◆ **What this task involves**
Leaving the pictures out, print the lines from the first line of the listing through the line containing "const sysBase = -0.032;", exactly as they read, and no others.

= = = = =

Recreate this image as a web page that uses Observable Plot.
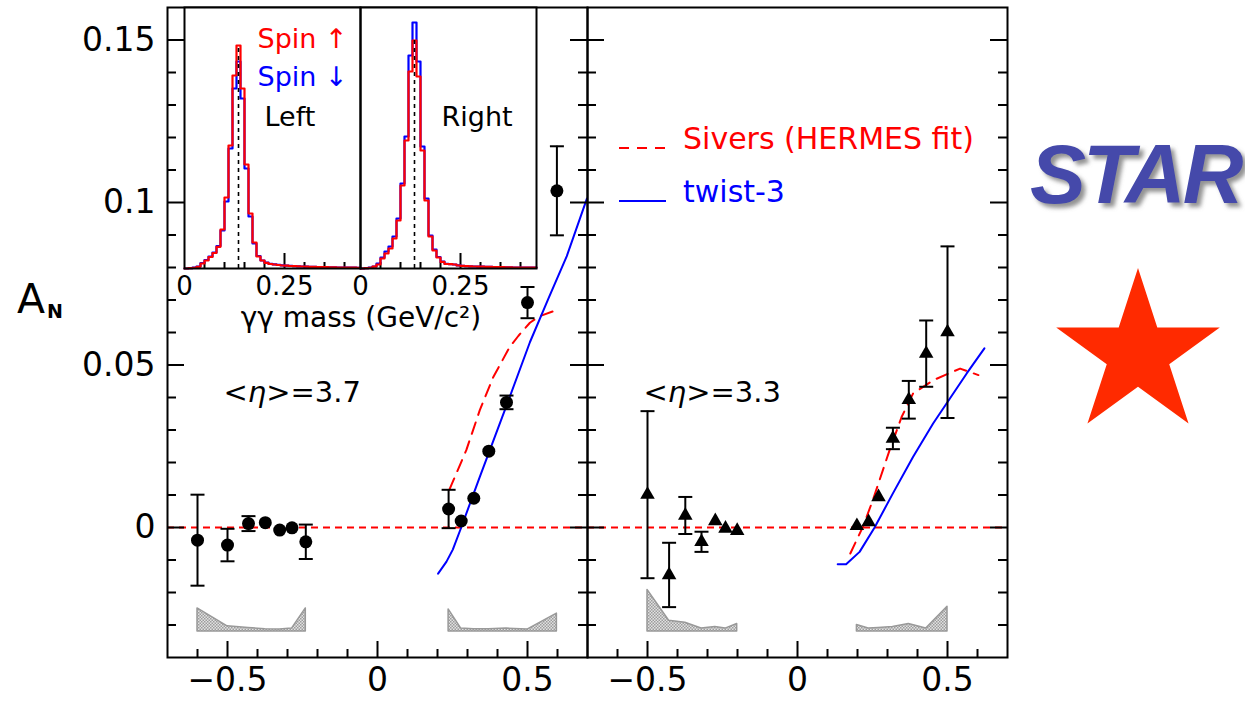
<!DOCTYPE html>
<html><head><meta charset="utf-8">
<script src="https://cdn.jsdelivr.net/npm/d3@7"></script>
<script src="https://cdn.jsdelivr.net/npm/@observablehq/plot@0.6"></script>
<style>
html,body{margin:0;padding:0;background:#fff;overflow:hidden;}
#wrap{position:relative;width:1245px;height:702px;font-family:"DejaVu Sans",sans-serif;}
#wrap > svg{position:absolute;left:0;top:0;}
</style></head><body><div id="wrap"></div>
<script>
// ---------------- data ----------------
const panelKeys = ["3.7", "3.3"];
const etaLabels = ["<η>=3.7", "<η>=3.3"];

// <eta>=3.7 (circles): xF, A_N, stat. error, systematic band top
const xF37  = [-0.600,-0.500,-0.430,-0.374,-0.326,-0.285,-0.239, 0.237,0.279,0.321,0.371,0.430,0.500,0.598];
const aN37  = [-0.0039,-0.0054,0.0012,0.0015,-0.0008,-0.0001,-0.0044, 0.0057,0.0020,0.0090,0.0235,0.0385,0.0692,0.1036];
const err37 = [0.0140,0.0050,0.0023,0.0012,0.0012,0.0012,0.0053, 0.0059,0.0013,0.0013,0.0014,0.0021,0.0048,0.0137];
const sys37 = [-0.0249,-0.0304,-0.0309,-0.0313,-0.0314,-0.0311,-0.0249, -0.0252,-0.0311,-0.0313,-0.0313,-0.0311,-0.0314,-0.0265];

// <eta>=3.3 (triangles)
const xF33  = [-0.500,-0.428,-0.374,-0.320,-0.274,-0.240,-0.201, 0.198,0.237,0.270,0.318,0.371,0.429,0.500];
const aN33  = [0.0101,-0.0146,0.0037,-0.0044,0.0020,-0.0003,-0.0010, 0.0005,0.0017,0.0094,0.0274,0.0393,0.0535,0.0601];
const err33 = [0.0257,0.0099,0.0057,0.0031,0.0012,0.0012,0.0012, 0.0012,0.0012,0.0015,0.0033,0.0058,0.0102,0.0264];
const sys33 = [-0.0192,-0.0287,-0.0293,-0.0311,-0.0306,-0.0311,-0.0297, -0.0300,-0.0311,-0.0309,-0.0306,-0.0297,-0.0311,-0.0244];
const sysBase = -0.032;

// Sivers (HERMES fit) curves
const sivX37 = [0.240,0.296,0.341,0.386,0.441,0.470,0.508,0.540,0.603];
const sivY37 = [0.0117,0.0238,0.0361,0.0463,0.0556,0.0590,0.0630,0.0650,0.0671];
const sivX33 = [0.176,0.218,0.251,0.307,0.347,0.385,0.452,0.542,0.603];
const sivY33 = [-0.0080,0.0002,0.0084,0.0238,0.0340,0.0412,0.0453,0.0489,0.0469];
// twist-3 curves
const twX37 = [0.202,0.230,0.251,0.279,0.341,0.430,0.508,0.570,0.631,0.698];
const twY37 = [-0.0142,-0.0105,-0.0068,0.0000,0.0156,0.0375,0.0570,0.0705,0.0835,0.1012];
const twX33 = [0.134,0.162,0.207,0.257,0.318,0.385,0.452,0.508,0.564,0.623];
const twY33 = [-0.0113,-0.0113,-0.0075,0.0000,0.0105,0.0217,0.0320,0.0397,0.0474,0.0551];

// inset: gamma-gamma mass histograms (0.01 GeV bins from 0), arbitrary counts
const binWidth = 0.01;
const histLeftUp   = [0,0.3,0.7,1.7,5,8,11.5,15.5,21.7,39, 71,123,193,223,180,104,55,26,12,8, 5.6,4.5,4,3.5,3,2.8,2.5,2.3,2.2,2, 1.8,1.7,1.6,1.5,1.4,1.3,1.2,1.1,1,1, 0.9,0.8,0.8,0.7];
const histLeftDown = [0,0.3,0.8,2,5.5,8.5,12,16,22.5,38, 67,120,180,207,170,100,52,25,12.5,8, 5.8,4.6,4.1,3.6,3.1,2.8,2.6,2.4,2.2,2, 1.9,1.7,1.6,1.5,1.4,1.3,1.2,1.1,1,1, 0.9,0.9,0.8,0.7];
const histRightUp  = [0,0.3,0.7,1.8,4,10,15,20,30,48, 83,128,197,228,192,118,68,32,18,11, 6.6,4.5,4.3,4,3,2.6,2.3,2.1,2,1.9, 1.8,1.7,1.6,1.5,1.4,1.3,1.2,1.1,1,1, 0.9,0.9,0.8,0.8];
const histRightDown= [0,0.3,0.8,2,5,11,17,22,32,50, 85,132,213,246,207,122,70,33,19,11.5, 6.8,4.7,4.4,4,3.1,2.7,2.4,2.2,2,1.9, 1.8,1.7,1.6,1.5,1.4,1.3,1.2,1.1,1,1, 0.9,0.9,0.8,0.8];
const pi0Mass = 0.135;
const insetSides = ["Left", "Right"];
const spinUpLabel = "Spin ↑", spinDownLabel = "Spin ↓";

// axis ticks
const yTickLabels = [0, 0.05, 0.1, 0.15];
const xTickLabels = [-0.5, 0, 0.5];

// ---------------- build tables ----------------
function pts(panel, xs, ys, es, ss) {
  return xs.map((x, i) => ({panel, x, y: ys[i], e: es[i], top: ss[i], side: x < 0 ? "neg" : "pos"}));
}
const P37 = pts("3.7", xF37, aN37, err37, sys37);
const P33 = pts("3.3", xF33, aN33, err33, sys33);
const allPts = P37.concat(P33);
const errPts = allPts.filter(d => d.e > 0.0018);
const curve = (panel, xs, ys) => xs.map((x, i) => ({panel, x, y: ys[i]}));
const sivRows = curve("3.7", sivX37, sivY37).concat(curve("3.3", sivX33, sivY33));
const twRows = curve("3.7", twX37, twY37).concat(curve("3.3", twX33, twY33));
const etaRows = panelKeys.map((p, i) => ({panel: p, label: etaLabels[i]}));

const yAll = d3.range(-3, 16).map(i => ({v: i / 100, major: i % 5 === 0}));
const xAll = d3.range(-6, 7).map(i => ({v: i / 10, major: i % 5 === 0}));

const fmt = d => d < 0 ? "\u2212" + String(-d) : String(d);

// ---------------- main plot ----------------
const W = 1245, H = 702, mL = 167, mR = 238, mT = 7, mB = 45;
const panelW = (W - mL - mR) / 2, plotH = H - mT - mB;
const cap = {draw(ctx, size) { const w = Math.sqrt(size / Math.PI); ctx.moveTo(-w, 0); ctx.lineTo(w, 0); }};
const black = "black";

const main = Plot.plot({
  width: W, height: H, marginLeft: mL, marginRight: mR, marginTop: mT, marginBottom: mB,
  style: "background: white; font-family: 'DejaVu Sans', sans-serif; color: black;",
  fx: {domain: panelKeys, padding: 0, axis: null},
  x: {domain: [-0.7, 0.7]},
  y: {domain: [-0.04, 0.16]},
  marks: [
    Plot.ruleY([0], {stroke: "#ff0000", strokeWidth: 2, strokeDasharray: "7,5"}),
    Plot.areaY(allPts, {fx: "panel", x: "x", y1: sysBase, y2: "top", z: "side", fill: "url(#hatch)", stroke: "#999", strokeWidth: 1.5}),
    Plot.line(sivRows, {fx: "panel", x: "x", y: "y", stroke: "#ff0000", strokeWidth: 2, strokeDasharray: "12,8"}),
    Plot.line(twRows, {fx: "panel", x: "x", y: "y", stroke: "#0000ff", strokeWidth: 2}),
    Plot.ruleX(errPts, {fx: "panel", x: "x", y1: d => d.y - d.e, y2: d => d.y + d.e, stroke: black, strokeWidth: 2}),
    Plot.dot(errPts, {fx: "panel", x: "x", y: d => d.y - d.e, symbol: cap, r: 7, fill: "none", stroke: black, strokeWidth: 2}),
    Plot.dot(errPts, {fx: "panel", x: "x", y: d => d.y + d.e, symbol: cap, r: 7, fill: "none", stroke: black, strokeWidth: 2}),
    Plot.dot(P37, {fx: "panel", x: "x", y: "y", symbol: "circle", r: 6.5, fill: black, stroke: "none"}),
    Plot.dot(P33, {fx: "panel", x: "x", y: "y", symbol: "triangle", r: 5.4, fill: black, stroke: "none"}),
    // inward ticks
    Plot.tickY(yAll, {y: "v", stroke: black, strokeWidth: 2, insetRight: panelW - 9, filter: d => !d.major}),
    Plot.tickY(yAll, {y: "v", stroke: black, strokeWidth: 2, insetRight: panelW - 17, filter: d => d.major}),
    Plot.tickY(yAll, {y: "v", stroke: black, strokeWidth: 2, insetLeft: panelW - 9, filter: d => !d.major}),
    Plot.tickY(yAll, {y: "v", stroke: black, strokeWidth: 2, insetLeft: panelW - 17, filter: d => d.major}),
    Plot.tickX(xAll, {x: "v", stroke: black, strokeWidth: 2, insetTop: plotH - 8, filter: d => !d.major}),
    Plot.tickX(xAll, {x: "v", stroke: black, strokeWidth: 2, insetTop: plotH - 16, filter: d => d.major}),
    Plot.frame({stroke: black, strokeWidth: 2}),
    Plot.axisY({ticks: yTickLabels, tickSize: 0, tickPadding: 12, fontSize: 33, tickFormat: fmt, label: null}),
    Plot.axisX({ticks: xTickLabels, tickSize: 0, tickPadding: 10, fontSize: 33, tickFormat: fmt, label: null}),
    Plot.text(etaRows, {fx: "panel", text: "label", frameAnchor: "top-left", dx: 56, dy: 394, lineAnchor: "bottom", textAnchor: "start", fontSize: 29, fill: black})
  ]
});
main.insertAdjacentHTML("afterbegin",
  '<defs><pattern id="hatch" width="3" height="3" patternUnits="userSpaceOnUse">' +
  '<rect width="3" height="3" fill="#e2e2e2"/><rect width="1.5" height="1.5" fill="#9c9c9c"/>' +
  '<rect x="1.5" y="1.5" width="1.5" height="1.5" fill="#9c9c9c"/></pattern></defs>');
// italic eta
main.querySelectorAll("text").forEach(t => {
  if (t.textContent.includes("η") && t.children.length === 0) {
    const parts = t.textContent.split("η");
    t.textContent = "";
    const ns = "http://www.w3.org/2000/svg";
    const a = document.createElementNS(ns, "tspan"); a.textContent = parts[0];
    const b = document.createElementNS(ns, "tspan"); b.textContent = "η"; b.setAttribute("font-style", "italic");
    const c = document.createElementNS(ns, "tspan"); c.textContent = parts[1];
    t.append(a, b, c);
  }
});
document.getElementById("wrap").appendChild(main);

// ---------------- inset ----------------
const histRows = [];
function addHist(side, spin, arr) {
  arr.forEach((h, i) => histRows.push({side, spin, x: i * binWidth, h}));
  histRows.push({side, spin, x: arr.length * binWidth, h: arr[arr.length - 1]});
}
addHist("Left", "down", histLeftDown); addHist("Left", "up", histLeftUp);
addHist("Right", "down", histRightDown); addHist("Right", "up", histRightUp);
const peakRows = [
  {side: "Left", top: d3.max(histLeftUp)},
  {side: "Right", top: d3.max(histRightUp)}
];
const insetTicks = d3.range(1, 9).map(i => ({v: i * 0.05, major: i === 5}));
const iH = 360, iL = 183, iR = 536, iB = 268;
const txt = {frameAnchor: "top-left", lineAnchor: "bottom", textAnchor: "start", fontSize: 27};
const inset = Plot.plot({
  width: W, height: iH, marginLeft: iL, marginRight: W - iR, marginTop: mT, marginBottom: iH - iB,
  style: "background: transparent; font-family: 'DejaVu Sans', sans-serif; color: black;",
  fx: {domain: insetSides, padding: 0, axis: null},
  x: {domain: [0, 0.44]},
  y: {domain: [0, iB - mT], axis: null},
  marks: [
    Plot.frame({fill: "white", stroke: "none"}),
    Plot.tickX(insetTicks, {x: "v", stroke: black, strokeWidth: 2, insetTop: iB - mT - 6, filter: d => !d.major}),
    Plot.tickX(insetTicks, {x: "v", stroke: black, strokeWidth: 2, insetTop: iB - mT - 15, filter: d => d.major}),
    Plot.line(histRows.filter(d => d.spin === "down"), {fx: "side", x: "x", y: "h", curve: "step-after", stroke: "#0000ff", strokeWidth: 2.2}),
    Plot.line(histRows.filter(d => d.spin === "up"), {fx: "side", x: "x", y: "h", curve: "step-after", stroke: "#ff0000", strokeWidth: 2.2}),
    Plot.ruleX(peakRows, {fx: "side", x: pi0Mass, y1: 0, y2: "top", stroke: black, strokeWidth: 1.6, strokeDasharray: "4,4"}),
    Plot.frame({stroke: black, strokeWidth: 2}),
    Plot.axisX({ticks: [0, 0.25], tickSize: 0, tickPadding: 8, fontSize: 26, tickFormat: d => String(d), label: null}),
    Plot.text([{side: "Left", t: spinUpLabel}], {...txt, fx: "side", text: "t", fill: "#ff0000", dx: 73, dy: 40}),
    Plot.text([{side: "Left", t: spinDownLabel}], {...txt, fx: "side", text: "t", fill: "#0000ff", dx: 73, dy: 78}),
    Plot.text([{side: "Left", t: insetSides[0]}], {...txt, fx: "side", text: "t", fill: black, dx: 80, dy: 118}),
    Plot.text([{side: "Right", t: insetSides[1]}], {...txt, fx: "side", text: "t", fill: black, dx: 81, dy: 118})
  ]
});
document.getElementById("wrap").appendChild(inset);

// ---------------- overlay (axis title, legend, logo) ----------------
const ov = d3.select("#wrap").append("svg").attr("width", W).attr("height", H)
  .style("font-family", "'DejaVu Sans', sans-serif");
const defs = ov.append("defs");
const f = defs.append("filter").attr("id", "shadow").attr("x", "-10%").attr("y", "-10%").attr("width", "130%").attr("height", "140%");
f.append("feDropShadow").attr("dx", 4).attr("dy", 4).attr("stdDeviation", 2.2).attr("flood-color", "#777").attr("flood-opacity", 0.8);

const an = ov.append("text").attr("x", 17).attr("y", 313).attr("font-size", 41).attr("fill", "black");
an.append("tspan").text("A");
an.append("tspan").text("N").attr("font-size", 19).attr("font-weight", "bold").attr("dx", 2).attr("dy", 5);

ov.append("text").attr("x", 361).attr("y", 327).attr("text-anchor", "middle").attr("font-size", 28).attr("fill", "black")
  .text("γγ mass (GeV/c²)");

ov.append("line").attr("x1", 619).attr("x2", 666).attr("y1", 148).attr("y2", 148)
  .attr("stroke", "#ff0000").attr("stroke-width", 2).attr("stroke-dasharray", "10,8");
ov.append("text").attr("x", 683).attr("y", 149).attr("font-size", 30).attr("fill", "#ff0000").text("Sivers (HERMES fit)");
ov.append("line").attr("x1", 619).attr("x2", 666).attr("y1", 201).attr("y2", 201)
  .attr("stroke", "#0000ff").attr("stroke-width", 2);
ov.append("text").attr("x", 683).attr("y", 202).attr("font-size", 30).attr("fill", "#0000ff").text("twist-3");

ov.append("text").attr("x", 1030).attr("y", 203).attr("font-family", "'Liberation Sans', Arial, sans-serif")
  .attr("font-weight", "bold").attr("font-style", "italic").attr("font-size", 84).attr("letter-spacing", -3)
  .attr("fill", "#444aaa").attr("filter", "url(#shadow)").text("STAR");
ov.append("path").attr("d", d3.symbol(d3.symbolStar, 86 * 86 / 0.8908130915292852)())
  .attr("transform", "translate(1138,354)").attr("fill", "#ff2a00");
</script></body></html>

= = = = =

◆ **Expected answer**
Recreate this image as a web page that uses Observable Plot.
<!DOCTYPE html>
<html><head><meta charset="utf-8">
<script src="https://cdn.jsdelivr.net/npm/d3@7"></script>
<script src="https://cdn.jsdelivr.net/npm/@observablehq/plot@0.6"></script>
<style>
html,body{margin:0;padding:0;background:#fff;overflow:hidden;}
#wrap{position:relative;width:1245px;height:702px;font-family:"DejaVu Sans",sans-serif;}
#wrap > svg{position:absolute;left:0;top:0;}
</style></head><body><div id="wrap"></div>
<script>
// ---------------- data ----------------
const panelKeys = ["3.7", "3.3"];
const etaLabels = ["<η>=3.7", "<η>=3.3"];

// <eta>=3.7 (circles): xF, A_N, stat. error, systematic band top
const xF37  = [-0.600,-0.500,-0.430,-0.374,-0.326,-0.285,-0.239, 0.237,0.279,0.321,0.371,0.430,0.500,0.598];
const aN37  = [-0.0039,-0.0054,0.0012,0.0015,-0.0008,-0.0001,-0.0044, 0.0057,0.0020,0.0090,0.0235,0.0385,0.0692,0.1036];
const err37 = [0.0140,0.0050,0.0023,0.0012,0.0012,0.0012,0.0053, 0.0059,0.0013,0.0013,0.0014,0.0021,0.0048,0.0137];
const sys37 = [-0.0249,-0.0304,-0.0309,-0.0313,-0.0314,-0.0311,-0.0249, -0.0252,-0.0311,-0.0313,-0.0313,-0.0311,-0.0314,-0.0265];

// <eta>=3.3 (triangles)
const xF33  = [-0.500,-0.428,-0.374,-0.320,-0.274,-0.240,-0.201, 0.198,0.237,0.270,0.318,0.371,0.429,0.500];
const aN33  = [0.0101,-0.0146,0.0037,-0.0044,0.0020,-0.0003,-0.0010, 0.0005,0.0017,0.0094,0.0274,0.0393,0.0535,0.0601];
const err33 = [0.0257,0.0099,0.0057,0.0031,0.0012,0.0012,0.0012, 0.0012,0.0012,0.0015,0.0033,0.0058,0.0102,0.0264];
const sys33 = [-0.0192,-0.0287,-0.0293,-0.0311,-0.0306,-0.0311,-0.0297, -0.0300,-0.0311,-0.0309,-0.0306,-0.0297,-0.0311,-0.0244];
const sysBase = -0.032;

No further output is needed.